Bilimsel Kuran mucizecilerine biri dur demeli!
Nâziât 30. ayet dünyanın yuvarlak olduğunu söylüyor mu?
(Bir örnek olarak bkz., http://www.sorularlaislamiyet.com/soru/229958/suara-suresi-28-ayete-gore-kuran-dunyanin-duz-oldugunu-mu-soyluyor.html )
Dehâ fiilinin deve kuşuyla tek irtibatı aynı kökten gelen “udhiyy” sözcüğü sayesindedir. Arapça sözlüklerde aynı kökten gelen “udhiyy” kelimesinin “deve kuşunun yumurtasını yumurtladığı yer” anlamına geldiği belirtilir. Ancak bunun ne deve kuşunun yumurtasıyla ne de deve kuşunun yumurtasının yuvarlaklığıyla bir alakası vardır. İbn Faris’in belirttiği gibi, deve kuşunun yuvası yoktur ve deve kuşu yumurtlayacağı zaman yumurtasını koyacağı yeri ayaklarıyla düzler ve oraya yumurtlar. Deve kuşunun yumurtlamak için düzlediği-döşediği yere Araplar döşemek, düzlemek anlamına gelen d-h-v kökünden bir kelime kullanmışlar, udhıyy demişlerdir. Buna göre udhiyy kelimesi, deve kuşunun yumurtladığı yere, yumurtadan veya yumurtanın yuvarlaklığından ötürü değil, deve kuşunun yeri açmasından, düzlemesinden dolayı kullanılmıştır.
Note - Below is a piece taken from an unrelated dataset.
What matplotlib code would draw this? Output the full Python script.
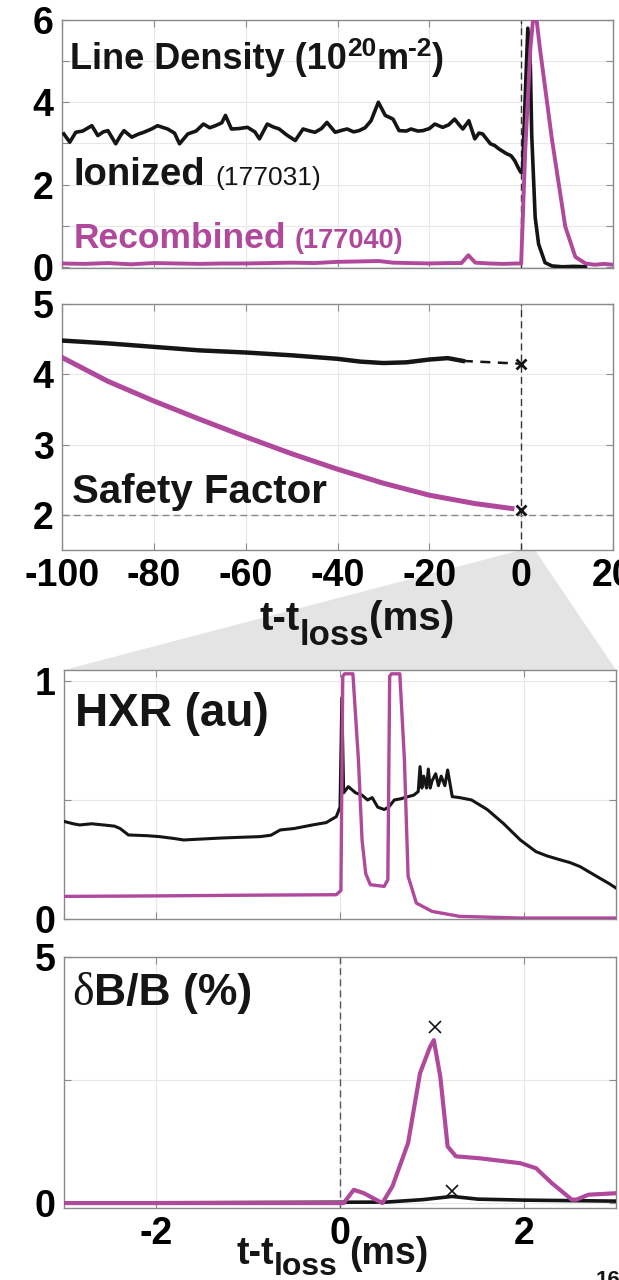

Binaenaleyh ilgili ayette geçen “dehâ” fiilinin Arap lügatında döşemek, düzlemek, açmak ve yaymak gibi anlamlara geldiğini belirtmekle beraber klasik Arap sözlüklerinde kelimenin deve kuşu yumurtası ve dolayısıyla yuvarlak ve elips gibi bir mana taşıdığı yönünde açık veya dolaylı bir bilgi bulunmadığını da ifade etmek zorundayım. Şu durumda Nâziât 30. ayeti dünyanın yuvarlak-elips oluşuyla ilişkilendiren yorumların ne tefsir geleneği açısından ne Arap lügatı açısından temellendirilebilir bir tarafı bulunmaktadır. Bu nevi Kuran’ın bilimsel mucizeleri iddialarının Kuran’ın inandırıcılığına katkı yapmak şöyle dursun, kısa süreli bir manevi coşkudan sonra hakikat ortaya çıktığında gereksiz bir iç yıkıma yol açabileceğini düşünüyorum. Bir iddianın müspet etkisi ne denli büyükse aksi durumdaki menfi tepki de o denli büyük olacaktır. Kuran inancını bilimsel teorilerle tesise kalkanlar iddialarının doğru çıkmaması durumunda Kuran inancının -haksız yere- yıkımına da yol açmış olurlar. Çünkü Kuran’ın bilimsel teorilerle müspet ilişkisi fikri zihinlere yerleşince bu gayr-ı ihtiyari bir geçerlilik kriterine dönüşebilir. Ve iddiaların geçersizliği ortaya çıktığında Kuran’a, onun bilimsel mucizeleri yönünde hiçbir fikir taşımadan inanan insanların kafasında da kuşkular oluşabilir. Kuran mucizesi iddiasında bulunanlar daha dikkatli olmalılar, hakkaniyet ve makuliyet sınırlarını zorlamamalılar.